The Phillies' current projected payroll for 2018 is around $64 million. Even by adding a pitcher like Darvish or Jake Arrieta to a one-year deal worth, say, $25 million, the Phils still wouldn't have an egregiously high payroll. In fact, they'd still have one of the 10 lowest projected payrolls. It would make them a whole lot more competitive in 2018 and perhaps more intriguing to next year's class.
For Darvish or Arrieta, the appeal would be a high one-year salary and the ability to retest free agency in a year, when their value is likely higher. Darvish had an ugly World Series with the Dodgers, while Arrieta had a 3.53 ERA after posting a 2.42 ERA the previous three seasons.
Staying in the NL would make sense for both if they want to reestablish some more value.
There are definitely many ballparks more pitcher-friendly than Citizens Bank Park, but will one of those NL teams with a spacious park have enough money and enough interest in Darvish or Arrieta?

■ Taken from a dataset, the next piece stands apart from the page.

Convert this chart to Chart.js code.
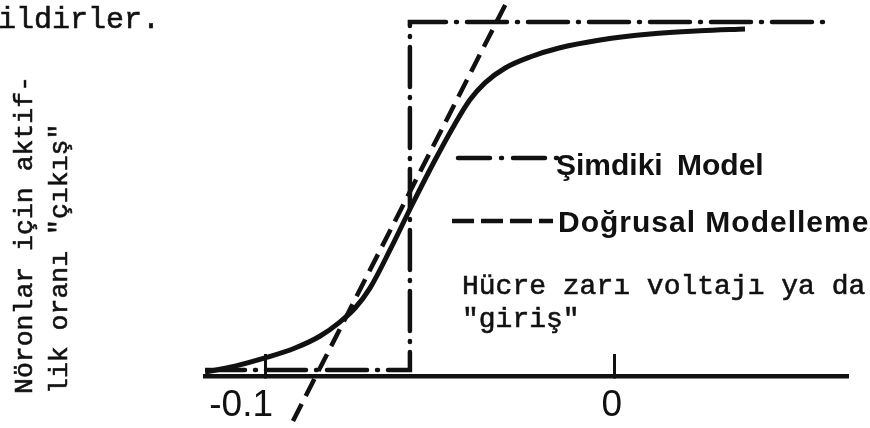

The Brewers, for example, have been connected to Darvish but Miller Park is homer-friendly with a great batter's eye.
When the offseason began, there seemed to be a zero-percent chance the Phils ended up with a free-agent ace. The odds are still long, but the more time that goes by, the more likely the starting pitching market gets to a place in which they feel comfortable enough to pounce.